*Stated exercise:* Pull every line containing "with" out of the material below.

*Data provided:*
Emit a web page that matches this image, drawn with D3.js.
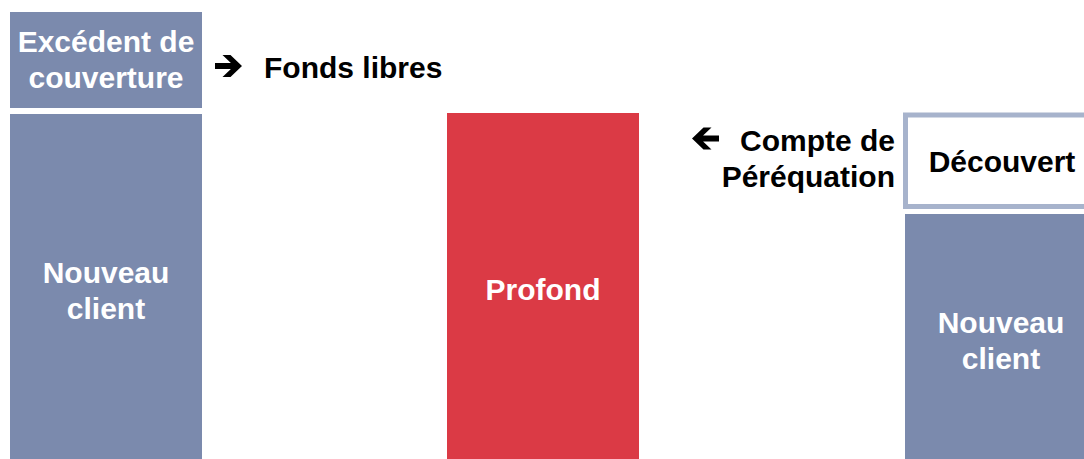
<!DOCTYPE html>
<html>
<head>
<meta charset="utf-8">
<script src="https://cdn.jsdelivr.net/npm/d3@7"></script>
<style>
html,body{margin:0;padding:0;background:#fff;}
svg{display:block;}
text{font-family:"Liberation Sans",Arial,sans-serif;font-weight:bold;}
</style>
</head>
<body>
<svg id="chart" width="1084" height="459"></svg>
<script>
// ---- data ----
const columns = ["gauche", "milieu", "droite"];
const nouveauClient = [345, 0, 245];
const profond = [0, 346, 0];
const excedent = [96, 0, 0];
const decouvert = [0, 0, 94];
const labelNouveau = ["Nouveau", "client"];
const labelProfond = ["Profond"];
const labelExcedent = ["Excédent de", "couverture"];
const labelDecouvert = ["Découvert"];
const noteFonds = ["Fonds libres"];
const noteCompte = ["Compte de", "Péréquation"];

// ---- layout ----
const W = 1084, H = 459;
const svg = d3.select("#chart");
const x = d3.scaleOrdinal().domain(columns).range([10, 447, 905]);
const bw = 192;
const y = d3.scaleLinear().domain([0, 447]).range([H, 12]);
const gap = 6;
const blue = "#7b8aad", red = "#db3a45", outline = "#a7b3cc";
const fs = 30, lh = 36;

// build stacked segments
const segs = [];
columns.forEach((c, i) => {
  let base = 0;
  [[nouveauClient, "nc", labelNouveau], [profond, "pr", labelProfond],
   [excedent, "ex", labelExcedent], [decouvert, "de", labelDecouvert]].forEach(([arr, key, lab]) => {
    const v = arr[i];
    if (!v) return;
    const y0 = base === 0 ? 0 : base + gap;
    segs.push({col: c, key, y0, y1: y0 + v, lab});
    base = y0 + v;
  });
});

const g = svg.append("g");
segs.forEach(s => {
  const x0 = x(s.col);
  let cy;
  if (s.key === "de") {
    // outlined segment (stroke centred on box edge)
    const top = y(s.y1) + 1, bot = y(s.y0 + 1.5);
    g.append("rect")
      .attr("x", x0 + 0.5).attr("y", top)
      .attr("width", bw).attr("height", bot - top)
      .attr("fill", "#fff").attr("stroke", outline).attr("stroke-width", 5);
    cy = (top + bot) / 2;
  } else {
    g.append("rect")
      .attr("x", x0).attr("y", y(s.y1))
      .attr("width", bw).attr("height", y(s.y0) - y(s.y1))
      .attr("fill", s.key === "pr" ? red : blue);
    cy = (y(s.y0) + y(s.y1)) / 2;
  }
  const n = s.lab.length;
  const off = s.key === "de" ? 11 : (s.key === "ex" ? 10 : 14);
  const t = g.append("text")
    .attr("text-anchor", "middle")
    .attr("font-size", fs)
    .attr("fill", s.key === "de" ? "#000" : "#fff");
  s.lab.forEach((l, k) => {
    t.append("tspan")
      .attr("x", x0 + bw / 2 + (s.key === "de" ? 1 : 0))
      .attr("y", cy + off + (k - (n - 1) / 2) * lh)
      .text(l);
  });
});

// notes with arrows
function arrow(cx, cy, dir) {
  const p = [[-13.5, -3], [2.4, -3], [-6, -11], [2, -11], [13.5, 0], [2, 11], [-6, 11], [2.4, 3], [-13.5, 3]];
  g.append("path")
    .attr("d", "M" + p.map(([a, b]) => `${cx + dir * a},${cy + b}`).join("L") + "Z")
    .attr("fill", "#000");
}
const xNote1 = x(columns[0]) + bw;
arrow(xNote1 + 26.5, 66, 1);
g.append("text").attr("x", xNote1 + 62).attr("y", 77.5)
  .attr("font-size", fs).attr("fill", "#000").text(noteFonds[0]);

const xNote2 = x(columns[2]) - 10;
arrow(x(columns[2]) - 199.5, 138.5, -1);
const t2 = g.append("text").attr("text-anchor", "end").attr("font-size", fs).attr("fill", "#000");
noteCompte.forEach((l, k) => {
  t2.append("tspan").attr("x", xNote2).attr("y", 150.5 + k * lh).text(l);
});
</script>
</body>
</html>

*Written answer:*
Emit a web page that matches this image, drawn with D3.js.
// notes with arrows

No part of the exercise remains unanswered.